▶ _PROBLEM_
Transcribe the material in full. Nothing should differ except that the pictures are left out.

◆ ◆ ◆ ◆ ◆ ◆ ◆

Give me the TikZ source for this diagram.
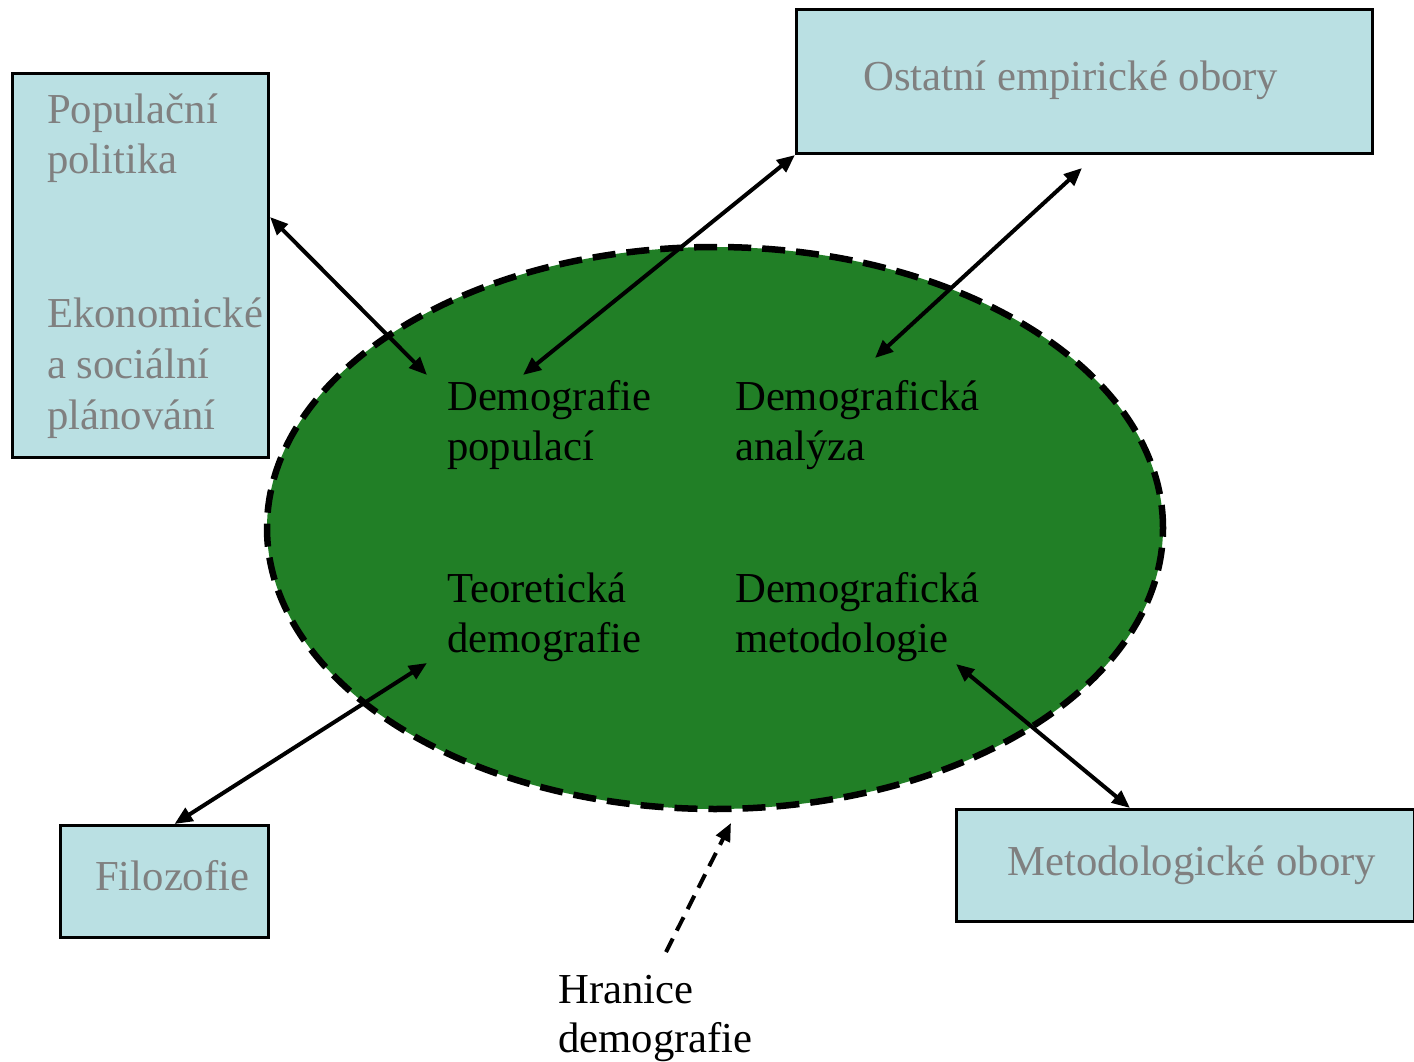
\documentclass[tikz,border=0pt]{standalone}
\usepackage{fontspec}
\setmainfont{Liberation Serif}
\usetikzlibrary{arrows.meta,shapes.geometric,calc}
\definecolor{boxfill}{RGB}{186,224,227}
\definecolor{graytext}{RGB}{128,128,128}
\definecolor{ellgreen}{RGB}{33,127,38}
\begin{document}
\begin{tikzpicture}[x=1pt,y=-1pt,
  fieldbox/.style={draw=black, line width=3pt, fill=boxfill, inner sep=0pt, anchor=north west},
  lbl/.style={anchor=base west, inner sep=0pt, align=left, font=\fontsize{42.7}{50}\selectfont},
  graylbl/.style={lbl, text=graytext},
  link/.style={line width=4pt, {Triangle[length=18pt,width=15pt]}-{Triangle[length=18pt,width=15pt]}},
  hint/.style={line width=4pt, dash pattern=on 15pt off 9pt, -{Triangle[length=18pt,width=15pt]}}
  ]
\useasboundingbox[fill=white] (0,0) rectangle (1414,1062);

% ellipse
\node[ellipse, draw=black, fill=ellgreen, line width=6.5pt, dash pattern=on 23pt off 11pt,
      minimum width=896pt, minimum height=562pt, inner sep=0pt] (ell) at (715,528) {};

% boxes
\node[fieldbox, minimum width=256pt, minimum height=384pt] (pp) at (11,72) {};
\node[fieldbox, minimum width=576pt, minimum height=144pt] (ost) at (795,8) {};
\node[fieldbox, minimum width=208pt, minimum height=112pt] (filo) at (59,824) {};
\node[fieldbox, minimum width=458pt, minimum height=112pt] (met) at (955,808) {};

% box texts (anchored at the baseline of their last line)
\node[graylbl, font=\fontsize{42.7}{51}\selectfont] (pp-t1) at (47,174) {Populační\\politika};
\node[graylbl, font=\fontsize{42.7}{51}\selectfont] (pp-t2) at (47,429) {Ekonomické\\a sociální\\plánování};
\node[graylbl] (ost-t) at (863,91) {Ostatní empirické obory};
\node[graylbl] (filo-t) at (95,890) {Filozofie};
\node[graylbl] (met-t) at (1007,875) {Metodologické obory};

% ellipse texts
\node[lbl] (dp) at (447,460) {Demografie\\populací};
\node[lbl] (da) at (735,460) {Demografická\\analýza};
\node[lbl] (td) at (447,652) {Teoretická\\demografie};
\node[lbl] (dm) at (735,652) {Demografická\\metodologie};
\node[lbl, font=\fontsize{42.7}{49}\selectfont] (hr) at (558,1052) {Hranice\\demografie};

% connector ends
\coordinate (a1) at (427,375);
\coordinate (a2) at (523,375);
\coordinate (a3) at (875,358);
\coordinate (a3top) at (1082,168);
\coordinate (a4) at (427,663);
\coordinate (a5) at (956,664);
\coordinate (hrtip) at (731,823);
\coordinate (hrtail) at (666,952);

% connectors
\draw[link] ($(pp.north east)+(0,145)$) -- (a1);
\draw[link] (ost.south west) -- (a2);
\draw[link] (a3top) -- (a3);
\draw[link] (a4) -- ($(filo.north)+(10,0)$);
\draw[link] (a5) -- ($(met.north west)+(175,0)$);
\draw[hint] (hrtail) -- (hrtip);
\end{tikzpicture}
\end{document}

◆ ◆ ◆ ◆ ◆ ◆ ◆

▶ _RESPONSE TO THE TASK_
Give me the TikZ source for this diagram.
\documentclass[tikz,border=0pt]{standalone}
\usepackage{fontspec}
\setmainfont{Liberation Serif}
\usetikzlibrary{arrows.meta,shapes.geometric,calc}
\definecolor{boxfill}{RGB}{186,224,227}
\definecolor{graytext}{RGB}{128,128,128}
\definecolor{ellgreen}{RGB}{33,127,38}
\begin{document}
\begin{tikzpicture}[x=1pt,y=-1pt,
  fieldbox/.style={draw=black, line width=3pt, fill=boxfill, inner sep=0pt, anchor=north west},
  lbl/.style={anchor=base west, inner sep=0pt, align=left, font=\fontsize{42.7}{50}\selectfont},
  graylbl/.style={lbl, text=graytext},
  link/.style={line width=4pt, {Triangle[length=18pt,width=15pt]}-{Triangle[length=18pt,width=15pt]}},
  hint/.style={line width=4pt, dash pattern=on 15pt off 9pt, -{Triangle[length=18pt,width=15pt]}}
  ]
\useasboundingbox[fill=white] (0,0) rectangle (1414,1062);

% ellipse
\node[ellipse, draw=black, fill=ellgreen, line width=6.5pt, dash pattern=on 23pt off 11pt,
      minimum width=896pt, minimum height=562pt, inner sep=0pt] (ell) at (715,528) {};

% boxes
\node[fieldbox, minimum width=256pt, minimum height=384pt] (pp) at (11,72) {};
\node[fieldbox, minimum width=576pt, minimum height=144pt] (ost) at (795,8) {};
\node[fieldbox, minimum width=208pt, minimum height=112pt] (filo) at (59,824) {};
\node[fieldbox, minimum width=458pt, minimum height=112pt] (met) at (955,808) {};

% box texts (anchored at the baseline of their last line)
\node[graylbl, font=\fontsize{42.7}{51}\selectfont] (pp-t1) at (47,174) {Populační\\politika};
\node[graylbl, font=\fontsize{42.7}{51}\selectfont] (pp-t2) at (47,429) {Ekonomické\\a sociální\\plánování};
\node[graylbl] (ost-t) at (863,91) {Ostatní empirické obory};
\node[graylbl] (filo-t) at (95,890) {Filozofie};
\node[graylbl] (met-t) at (1007,875) {Metodologické obory};

% ellipse texts
\node[lbl] (dp) at (447,460) {Demografie\\populací};
\node[lbl] (da) at (735,460) {Demografická\\analýza};
\node[lbl] (td) at (447,652) {Teoretická\\demografie};
\node[lbl] (dm) at (735,652) {Demografická\\metodologie};
\node[lbl, font=\fontsize{42.7}{49}\selectfont] (hr) at (558,1052) {Hranice\\demografie};

% connector ends
\coordinate (a1) at (427,375);
\coordinate (a2) at (523,375);
\coordinate (a3) at (875,358);
\coordinate (a3top) at (1082,168);
\coordinate (a4) at (427,663);
\coordinate (a5) at (956,664);
\coordinate (hrtip) at (731,823);
\coordinate (hrtail) at (666,952);

% connectors
\draw[link] ($(pp.north east)+(0,145)$) -- (a1);
\draw[link] (ost.south west) -- (a2);
\draw[link] (a3top) -- (a3);
\draw[link] (a4) -- ($(filo.north)+(10,0)$);
\draw[link] (a5) -- ($(met.north west)+(175,0)$);
\draw[hint] (hrtail) -- (hrtip);
\end{tikzpicture}
\end{document}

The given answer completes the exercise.